Black Millennials Convene for Political Power

June 11, 2019

As the ramifications of the 2016 and 2018 elections continue to pile up and the stakes in 2020 loom large, scores of young Black go-getters gathered in Washington, D.C., in May to swap notes and set a political game plan.

 

 Photo: Twitter

 

The rally point was the second annual Black Millennial Convention (BMC), which aims to “advance racial equity, increase Black political power, and expand civic engagement” among people of African descent, ages 24 to 38.

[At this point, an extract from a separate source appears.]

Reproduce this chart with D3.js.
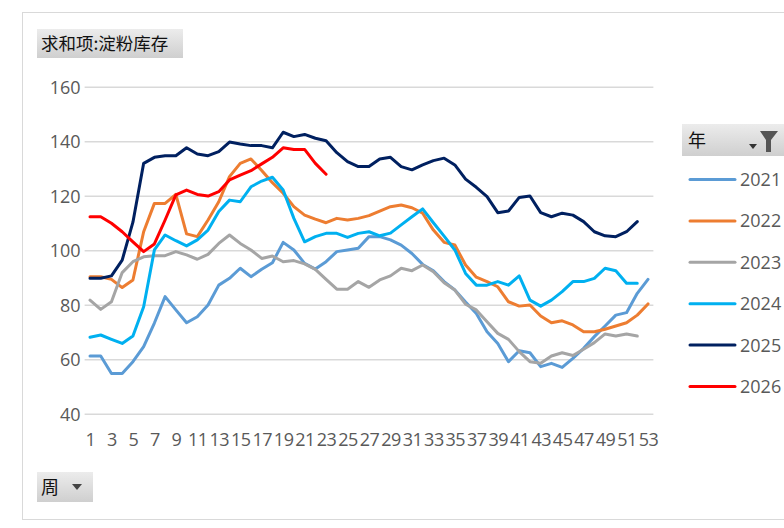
<!DOCTYPE html>
<html>
<head>
<meta charset="utf-8">
<script src="https://cdn.jsdelivr.net/npm/d3@7"></script>
<style>
  html, body { margin: 0; padding: 0; background: #fff; }
  svg { display: block; font-family: "Open Sans", "Noto Sans", sans-serif; }
</style>
</head>
<body>
<div id="chart"></div>
<script>
// 数据：每周淀粉库存（按年份）
const weeks = d3.range(1, 54);
const years = ["2021", "2022", "2023", "2024", "2025", "2026"];
const colors = ["#5B9BD5", "#ED7D31", "#A5A5A5", "#00B0F0", "#002060", "#FF0000"];
const yTicks = [40, 60, 80, 100, 120, 140, 160];
const xTickLabels = weeks.filter(w => w % 2 === 1);

const s2021 = [61.4, 61.4, 55, 55, 59.3, 64.8, 73.5, 83.2, 78.3, 73.6, 75.8, 80.1, 87.4, 89.9, 93.6, 90.5, 93.2, 95.6,
  103.1, 100.3, 95.4, 93.3, 96, 99.7, 100.3, 100.9, 105.2, 105.2, 104, 102.1, 99, 95, 92.7, 88.7, 85.6, 81.2, 77, 70.3,
  66, 59.3, 63.3, 62.6, 57.5, 58.7, 57.2, 60.5, 64.2, 68.5, 72.4, 76.4, 77.3, 84.4, 89.5];
const s2022 = [90.5, 90.5, 89.5, 86.5, 89.3, 107, 117.4, 117.4, 120.7, 106.2, 105.2, 111.3, 118, 127.2, 132.1, 133.7,
  129.5, 125, 121.1, 116.2, 113.1, 111.6, 110.3, 111.9, 111.3, 111.9, 112.9, 114.6, 116.2, 116.8, 115.8, 113.8, 107.6,
  103.1, 102.1, 94.8, 90.3, 88.7, 86.8, 81.3, 79.7, 80.1, 76.1, 73.6, 74.3, 72.8, 70.3, 70.3, 71.2, 72.4, 73.6, 76.4, 80.5];
const s2023 = [81.9, 78.5, 81.3, 92, 96, 97.8, 98.2, 98.2, 99.7, 98.5, 96.9, 98.7, 102.7, 105.8, 102.7, 100.3, 97.2, 98.1,
  96, 96.4, 95.2, 93.2, 89.5, 85.9, 85.9, 88.7, 86.6, 89.3, 90.8, 93.6, 92.7, 94.8, 92.3, 88.3, 85.6, 80.4, 78.3, 74,
  69.7, 67.5, 63, 59.3, 58.7, 61.4, 62.6, 61.6, 63.9, 66.3, 69.5, 68.7, 69.5, 68.7];
const s2024 = [68.3, 69.1, 67.5, 66, 68.7, 79.5, 100.3, 105.8, 103.7, 101.8, 104, 107.6, 114.4, 118.6, 118, 123.5, 125.6,
  127, 122.3, 111.9, 103.3, 105.2, 106.4, 106.4, 104.9, 106.4, 107, 105.5, 106.5, 109.5, 112.5, 115.4, 110.3, 105.4,
  100.3, 91.7, 87.4, 87.4, 88.7, 87.4, 90.8, 81.9, 79.7, 81.9, 85, 88.7, 88.7, 89.9, 93.6, 92.7, 88.1, 88.1];
const s2025 = [89.9, 89.9, 90.8, 96.6, 110.5, 132.1, 134.3, 134.9, 134.9, 137.8, 135.5, 134.9, 136.4, 139.9, 139.2, 138.6,
  138.6, 137.8, 143.5, 141.9, 142.7, 141.3, 140.4, 136, 132.7, 130.9, 130.9, 133.7, 134.3, 130.9, 129.7, 131.5, 133.1,
  134, 131.5, 126.3, 123.3, 119.9, 114, 114.6, 119.6, 120.1, 114, 112.5, 113.8, 113.1, 110.7, 107, 105.5, 105.2, 107, 110.7];
const s2026 = [112.5, 112.5, 110.1, 107, 103.3, 99.7, 102.5, 111.3, 120.5, 122.3, 120.7, 120.1, 121.7, 126, 127.8, 129.4,
  131.9, 134.3, 137.8, 137.2, 137.2, 132.1, 128.1];

const seriesValues = [s2021, s2022, s2023, s2024, s2025, s2026];

const W = 784, H = 528;
const svg = d3.select("#chart").append("svg")
    .attr("width", W)
    .attr("height", H);

const defs = svg.append("defs");
const grad = defs.append("linearGradient")
    .attr("id", "btn").attr("x1", 0).attr("y1", 0).attr("x2", 0).attr("y2", 1);
grad.append("stop").attr("offset", "0%").attr("stop-color", "#ececec");
grad.append("stop").attr("offset", "100%").attr("stop-color", "#cfcfcf");

// 外框
svg.append("rect")
    .attr("x", 22.5).attr("y", 12.5)
    .attr("width", 800).attr("height", 507)
    .attr("fill", "none")
    .attr("stroke", "#d9d9d9");

// 坐标
const x = d3.scalePoint().domain(weeks).range([90, 648]);
const y = d3.scaleLinear().domain([40, 160]).range([414.3, 87.3]);
const half = x.step() / 2;

// 网格线
svg.append("g")
  .selectAll("line")
  .data(yTicks)
  .join("line")
    .attr("x1", 90 - half)
    .attr("x2", 648 + half)
    .attr("y1", d => y(d))
    .attr("y2", d => y(d))
    .attr("stroke", "#d9d9d9")
    .attr("stroke-width", 1.5);

// Y 轴
const yAxis = svg.append("g")
    .attr("transform", `translate(${90 - half},0)`)
    .call(d3.axisLeft(y).tickValues(yTicks).tickSize(0).tickPadding(4));
yAxis.select(".domain").remove();
yAxis.selectAll("text")
    .attr("fill", "#595959")
    .style("font-size", "18px")
    .style("font-family", "'Open Sans', sans-serif");

// X 轴
const xAxis = svg.append("g")
    .attr("transform", `translate(0,${y(40)})`)
    .call(d3.axisBottom(x).tickValues(xTickLabels).tickSize(0).tickPadding(19));
xAxis.select(".domain").remove();
xAxis.selectAll("text")
    .attr("fill", "#595959")
    .style("font-size", "18px")
    .style("font-family", "'Open Sans', sans-serif")
    .attr("letter-spacing", "-0.5px");

// 折线
const line = d3.line()
    .x((d, i) => x(weeks[i]))
    .y(d => y(d));

svg.append("g")
  .selectAll("path")
  .data(seriesValues)
  .join("path")
    .attr("d", d => line(d))
    .attr("fill", "none")
    .attr("stroke", (d, i) => colors[i])
    .attr("stroke-width", 3)
    .attr("stroke-linejoin", "round")
    .attr("stroke-linecap", "round");

// 标题按钮
svg.append("rect")
    .attr("x", 37).attr("y", 29).attr("width", 146).attr("height", 29)
    .attr("fill", "url(#btn)");
svg.append("text")
    .attr("x", 41).attr("y", 50)
    .attr("fill", "#111")
    .style("font-family", "'Noto Sans CJK SC', sans-serif")
    .style("font-size", "17.5px")
    .text("求和项:淀粉库存");

// 图例标题
svg.append("rect")
    .attr("x", 682).attr("y", 124).attr("width", 110).attr("height", 32)
    .attr("fill", "url(#btn)");
svg.append("text")
    .attr("x", 688).attr("y", 147)
    .attr("fill", "#111")
    .style("font-family", "'Noto Sans CJK SC', sans-serif")
    .style("font-size", "18px")
    .text("年");
svg.append("path")
    .attr("d", "M749,144 L757,144 L753,149 Z")
    .attr("fill", "#333");
svg.append("path")
    .attr("d", "M760,131 L778,131 L771,140 L771,152 L766,152 L766,140 Z")
    .attr("fill", "#555");

// 图例
const legend = svg.append("g")
  .selectAll("g")
  .data(years)
  .join("g")
    .attr("transform", (d, i) => `translate(0,${179.5 + i * 41.4})`);
legend.append("line")
    .attr("x1", 690).attr("x2", 735)
    .attr("stroke", (d, i) => colors[i])
    .attr("stroke-width", 3)
    .attr("stroke-linecap", "round");
legend.append("text")
    .attr("x", 740).attr("dy", "0.36em")
    .attr("fill", "#595959")
    .style("font-size", "18px")
    .text(d => d);

// 周 按钮
svg.append("rect")
    .attr("x", 37).attr("y", 472).attr("width", 56).attr("height", 30)
    .attr("fill", "url(#btn)");
svg.append("text")
    .attr("x", 41).attr("y", 494)
    .attr("fill", "#111")
    .style("font-family", "'Noto Sans CJK SC', sans-serif")
    .style("font-size", "18px")
    .text("周");
svg.append("path")
    .attr("d", "M72,484 L82,484 L77,490 Z")
    .attr("fill", "#444");
</script>
</body>
</html>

“[The goal is] developing a Black Millennial agenda to show the country that we have power, we are unified, we’re engaged, we’re getting involved. The goal is … the liberation of our people,” said Wes Bellamy, co-chair and co-founder of the three-day conference.

 

In November 2017, Bellamy, a city councilman in Charlottesville, Va., floated the idea of a “National Black Political Millennial Conference” via Twitter. The idea quickly caught on, attracting notables such as Michigan State Rep. Jewell Jones (who became Michigan’s youngest state representative when he was elected in 2016 at age 21), Waikinya J.S. Clanton, who is the Democratic National Committee’s director of African American and Women's Outreach, and other leaders to serve on its steering committee.

 

Many of the BMC’s organizers are already members of the NAACP and other Black-led justice groups. And conventions and political organizations geared toward millennial concerns on all sides of the aisle are also thriving in today’s political climate. Still, BMC organizers and attendees say there is a need for forums that specifically center on them.

 

“It’s not that we don’t want to be part of other things. We need organizations like the NAACP, National Urban League. There’s a level of institutional knowledge that we just don’t have,” Bellamy told The Crisis Magazine, adding that he had researched and been inspired by the 1972 National Black Political Convention.  

 

“Simultaneously, we need space for ourselves. If this is indeed our time, we need to be able to be together and build in a safe space.”

 

Across the country, the socio-political shift toward millennials is well underway. According to the Pew Research Center, they’re already the largest generation in the workforce, and occupy close to 30 seats in the House of Representatives. For the first time, a millennial is running for president (Mayor Pete Buttigieg is 37). 

 

The Black Millennial Political convention explored three tracks: [political] pipeline, policy, and power to the people. There were also sessions on Black women’s wellness and political trailblazing, workers’ rights, and the choice between community organizing/activism and running for public office, among other topics.

 

“I decided to run for office because I felt like, who else was going to help my community but me?” Brandon Scott, the 35-year-old Baltimore City Council president said in a panel discussion. 

 

“I’m not going to just stand by and wait for someone who didn’t grow up where I grew up, who didn’t see the bodies drop that I saw drop, who was never harassed by the police just for breathing while Black, who didn’t go to schools with no heat and no air. They’re never going to know what I know about growing up poor and Black in Baltimore. So I had to do it. Because if I didn’t no one else would.”

 

In its first year, the convention drew about 250 attendees and intergenerational involvement from public figures such as author and scholar Michael Eric Dyson, political commentator Angela Rye and Black Lives Matter co-founder Alicia Garza. This year included keynotes from Andrew Gillum, former mayor of Tallahassee, Fla., and Florida gubernatorial candidate, and educator and activist Brittany Packnett. There was also a rally and march for equity.

 

In the coming year, organizers hope to offer regional summits, and more robust organizing for upcoming local, state, and national elections.

 

Nikita Robinson, 32, traveled from Boston to attend the convention, after enjoying last year’s inaugural convention and its accompanying sessions during the 2018 Congressional Black Caucus Annual Legislative Conference.

 

“There is going to be a difference in generation. There’s also going to be a difference in ethnic demographics – not [only] racial, but ethnic. Somebody that’s from the West Indies versus Africa versus the U.S. – there are going to be different thoughts.

 

“If we come together, we can think, we can help support each other, give each other ideas, and make each other aware of things that are going on. But then we need to go into the spaces that don’t look like us. We can’t beg others to do things for us, we need to be at the table.”